Droht Italien Angriff der Spekulanten?
Italien. Ein Berater des Ministerpräsidenten Guiseppe Conte fürchtet, italienische Staatsanleihen könnten Ziel von Spekulanten sein. Prompt dementiert die Regierung. Doch die Märkte sind nervös.
Wer hätte gedacht, dass ein italienischer Minister den Euro lobt? Der parteilose Außenminister Enzo Moavero Milanesi hat dies am Wochenende getan. „Diejenigen, die Zweifel haben, ob eine Währung wie der Euro gut ist, sollen sorgfältig darauf schauen, was in der Türkei passiert“, sagte er in einem Zeitungsinterview. Die Türkische Lira hat gegenüber Dollar und Euro mehr als 40 Prozent an Wert verloren (Siehe Seite 1 bis 3). Die verbale Beruhigungspille des Außenministers wirkte nicht lange.
Ursprüngliche Ankündigungen der populistischen Regierung, sich nicht an die Maastricht-Spielregeln halten zu wollen und die Staatsschulden zu erhöhen, ließen die Renditen italienischer Staatsanleihen auf ein Vier-Jahres-Hoch schnellen. Das wiederum bringt die ohnehin angeschlagenen Banken in Italien in Bedrängnis.

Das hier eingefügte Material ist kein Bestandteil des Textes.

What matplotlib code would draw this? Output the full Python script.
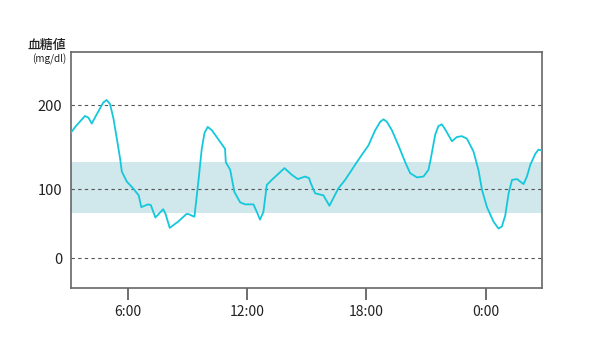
import matplotlib

matplotlib.use("Agg")
import matplotlib.pyplot as plt
import numpy as np

plt.rcParams["font.family"] = ["Noto Sans CJK JP", "DejaVu Sans"]

# hours since midnight (values past 24 are the next day)
hours = [
    3.10, 3.43, 3.85, 4.02, 4.19, 4.44, 4.77, 4.94, 5.11, 5.28, 5.45, 5.61,
    5.70, 5.95, 6.27, 6.55, 6.68, 7.02, 7.16, 7.39, 7.78, 7.89, 8.11, 8.53,
    8.95, 9.05, 9.35, 9.55, 9.72, 9.86, 10.02, 10.23, 10.89, 10.93, 11.15,
    11.36, 11.65, 11.90, 12.32, 12.49, 12.65, 12.82, 12.99, 13.24, 13.88,
    14.25, 14.55, 14.92, 15.12, 15.17, 15.42, 15.84, 16.14, 16.59, 16.93,
    17.60, 18.10, 18.44, 18.69, 18.86, 19.03, 19.28, 19.61, 19.95, 20.20,
    20.54, 20.87, 21.12, 21.21, 21.46, 21.62, 21.79, 21.96, 22.30, 22.55,
    22.80, 23.05, 23.38, 23.64, 23.81, 24.06, 24.39, 24.64, 24.81, 24.98,
    25.15, 25.32, 25.57, 25.90, 26.07, 26.24, 26.49, 26.65, 26.83,
]
glucose = [
    166, 176, 187, 185, 178, 189, 203, 206, 201, 184, 160, 137,
    121, 109, 101, 91, 74, 78, 77, 59, 71, 65, 44, 53,
    64, 64, 60, 109, 148, 167, 174, 170, 148, 132, 123,
    96, 81, 78, 78, 67, 56, 67, 105, 111, 125,
    117, 112, 115, 113, 109, 94, 91, 76, 101, 111,
    135, 152, 170, 180, 183, 180, 170, 152, 132, 119,
    114, 115, 123, 133, 165, 175, 177, 171, 157, 162,
    163, 160, 145, 122, 99, 74, 53, 43, 46, 62,
    94, 111, 112, 106, 115, 129, 142, 147, 146,
]

target_low = 65
target_high = 132
grid_values = [0, 100, 200]
tick_hours = [6, 12, 18, 24]
tick_labels = ["6:00", "12:00", "18:00", "0:00"]

# the chart squeezes the part below 100 mg/dl
SQUEEZE = 69 / 84


def forward(v):
    v = np.asarray(v, dtype=float)
    return np.where(v >= 100, v, 100 + (v - 100) * SQUEEZE)


def inverse(u):
    u = np.asarray(u, dtype=float)
    return np.where(u >= 100, u, 100 + (u - 100) / SQUEEZE)


fig = plt.figure(figsize=(5.95, 3.64), dpi=100)
ax = fig.add_axes([0.1188, 0.2088, 0.7922, 0.6483])
ax.set_yscale("function", functions=(forward, inverse))

ax.axhspan(target_low, target_high, color="#d0e7eb", lw=0, zorder=0)
for g in grid_values:
    ax.axhline(g, color="#555555", lw=0.8, ls=(0, (3, 3)), zorder=1)
ax.plot(hours, glucose, color="#14c8dc", lw=1.3, zorder=3,
        solid_joinstyle="round")

ax.set_xlim(3.13, 26.83)
ax.set_ylim(-43, 263)
ax.set_xticks(tick_hours)
ax.set_xticklabels(tick_labels)
ax.set_yticks(grid_values)
ax.set_yticklabels([str(g) for g in grid_values])
ax.yaxis.set_minor_locator(matplotlib.ticker.NullLocator())
ax.tick_params(axis="x", direction="out", length=8.5, width=1.2, color="#555555",
               pad=4, labelsize=10, labelcolor="#222222")
ax.tick_params(axis="y", length=0, pad=6, labelsize=10.5, labelcolor="#222222")
for spine in ax.spines.values():
    spine.set_color("#666666")
    spine.set_linewidth(1.2)

fig.text(66 / 595, 1 - 46 / 364, "血糖値", ha="right", va="center", fontsize=9.3,
         fontweight="medium", color="#222222")
fig.text(66 / 595, 1 - 59 / 364, "(mg/dl)", ha="right", va="center", fontsize=7.2,
         color="#222222")

fig.savefig("out.png", dpi=100)
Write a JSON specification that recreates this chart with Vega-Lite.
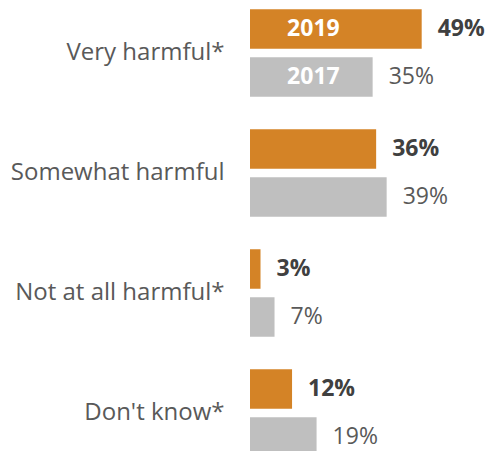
{
  "$schema": "https://vega.github.io/schema/vega-lite/v6.json",
  "autosize": "none",
  "padding": {"left": 250, "top": 0, "right": 0, "bottom": 0},
  "width": 241,
  "height": 451,
  "config": {"view": {"stroke": null}, "font": "Open Sans", "text": {"font": "Open Sans"}},
  "data": {"values": [
    {"category": "Very harmful*", "year": "2019", "value": 0.49},
    {"category": "Very harmful*", "year": "2017", "value": 0.35},
    {"category": "Somewhat harmful", "year": "2019", "value": 0.36},
    {"category": "Somewhat harmful", "year": "2017", "value": 0.39},
    {"category": "Not at all harmful*", "year": "2019", "value": 0.03},
    {"category": "Not at all harmful*", "year": "2017", "value": 0.07},
    {"category": "Don't know*", "year": "2019", "value": 0.12},
    {"category": "Don't know*", "year": "2017", "value": 0.19}
  ]},
  "encoding": {
    "y": {
      "field": "category", "type": "nominal",
      "sort": ["Very harmful*", "Somewhat harmful", "Not at all harmful*", "Don't know*"],
      "scale": {"range": [-7, 473], "paddingInner": 0, "paddingOuter": 0},
      "axis": {"title": null, "domain": false, "ticks": false, "tickSize": 0, "labelPadding": 26, "labelFontSize": 24, "labelColor": "#595959", "labelFont": "Open Sans", "labelLimit": 0}
    },
    "yOffset": {
      "field": "year", "type": "nominal", "sort": ["2019", "2017"],
      "scale": {"paddingInner": 0.177, "paddingOuter": 0.3385}
    }
  },
  "layer": [
    {
      "mark": {"type": "bar"},
      "encoding": {
        "x": {"field": "value", "type": "quantitative", "scale": {"domain": [0, 0.6878], "nice": false, "zero": true}, "axis": null},
        "color": {"field": "year", "type": "nominal", "scale": {"domain": ["2019", "2017"], "range": ["#D48326", "#BFBFBF"]}, "legend": null}
      }
    },
    {
      "transform": [{"filter": "datum.year == '2019'"}],
      "mark": {"type": "text", "align": "left", "baseline": "middle", "dx": 16, "fontSize": 23, "fontWeight": "bold", "color": "#404040"},
      "encoding": {
        "x": {"field": "value", "type": "quantitative"},
        "text": {"field": "value", "type": "quantitative", "format": ".0%"}
      }
    },
    {
      "transform": [{"filter": "datum.year == '2017'"}],
      "mark": {"type": "text", "align": "left", "baseline": "middle", "dx": 16, "fontSize": 23, "color": "#595959"},
      "encoding": {
        "x": {"field": "value", "type": "quantitative"},
        "text": {"field": "value", "type": "quantitative", "format": ".0%"}
      }
    },
    {
      "transform": [{"filter": "datum.category == 'Very harmful*'"}],
      "mark": {"type": "text", "align": "center", "baseline": "middle", "fontSize": 23, "fontWeight": "bold", "color": "white"},
      "encoding": {
        "x": {"datum": 0.181, "type": "quantitative"},
        "text": {"field": "year", "type": "nominal"}
      }
    }
  ]
}
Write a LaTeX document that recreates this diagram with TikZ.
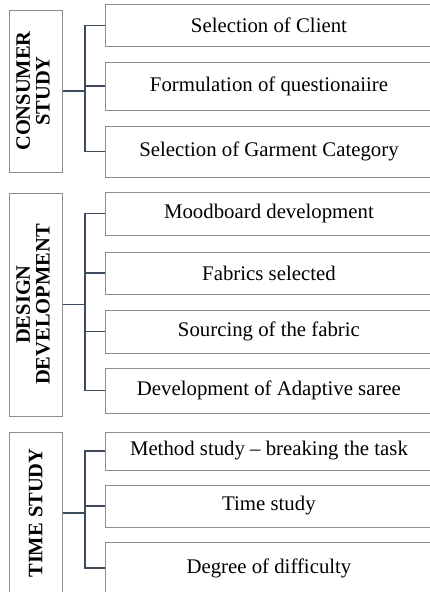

Sie halten nämlich enorme Pakete an Staatsanleihen. Wie Gefangene sind Bankensektor und Staat aneinandergekettet. Als wäre die Situation nicht brisant genug, sorgte am Sonntag ein unvorsichtiger Kommentar eines Regierungsberaters für große Aufregung.
Giancarlo Giorgetti, Politiker der rechtsextremen Lega und Mitarbeiter von Ministerpräsident Guiseppe Conte, sagte der Zeitung „Libero“gegenüber, dass sich Italien im August auf einen Angriff von Spekulanten einstellen müsse. „Die Märkte sind voller hungriger spekulativer Fonds, die ihre Beute ausspähen und zugreifen. Schaut auf die Türkei.“Während die einen den Ball von den feindlichen Spekulanten aufnahmen, sprachen Kritiker von einer prophylaktischen Schuldzuweisung. Die Regierung, die das Land ins Chaos gesteuert habe, suche vorsorglich einen Sündenbock.
Rasch versuchte Vize-Regierungschef Luigi Di Maio am Montag die Pferde wieder einzufangen. „Ich sehe keine konkrete Gefahr“, sagt er dem „Corriere della Sera“. Beruhigen konnte der Politiker der linken Fünf-Sterne-Bewegung die Finanzmärkte aber nicht.
Längst sehen Italiens Kreditinstitute – allen voran die Großbank UniCredit – ihre finanzielle Widerstandsfähigkeit ausgehöhlt, nachdem die Kurse der Staatsanleihen gesunken sind. Die Banken des Landes halten bei Weitem die meisten Staatspapiere unter den Kreditinstituten in Europa. „Die Verbindung zwischen dem Bankgeschäft und Staatsanleihen ist im- mer noch da. Die Ergebnisse des zweiten Quartals zeigen, wie stark italienische Kreditinstitute dem Länderrisiko ausgesetzt sind“, sagt Stefano Girola, Portfoliomanager bei Alicanto Capital SGR, zu Bloomberg. „Ein anhaltender Rückgang italienischer Anleihekurse belastet die Kapitalbasis der Banken und könnte auch zu einem Anstieg der Risikokosten führen.“Der Kapitalrückgang durch italienische Staatsanleihen war bei den fragileren Instituten Banca Monte dei Paschi di Siena und Banco BPM höher als erwartet. Während die Schwankungen bei den Werten der Staatsanleihen die Gewinne der Banken nicht beeinflussen, werden die Änderungen vierteljährlich in den Kapitalniveaus berücksichtigt.
Auf Druck der EZB reduzierten die Banken in den vergangenen Jahren ihre Bestände an italienischen Staatsanleihen. Doch als im Frühjahr die Wahlen in Italien den Kapitalmarkt beunruhigten, kauften die Banken Staatsanleihen um elf Milliarden Euro. „Das Verhalten der italienischen Banken während des Ausverkaufs deutet darauf hin, dass sie bereit sind einzugreifen, wenn andere Investoren verkaufen – wie während der Euroraumkrise“, sagt Tom Kinmonth, Stratege bei ABN Amro Bank NV.
Der Reflex der Banken scheint verständlich. Das einzige Risiko ist ein Staatsbankrott Italiens. Der würde die Banken mit in den Abgrund ziehen – mit oder ohne Staatsanleihen. (ag.)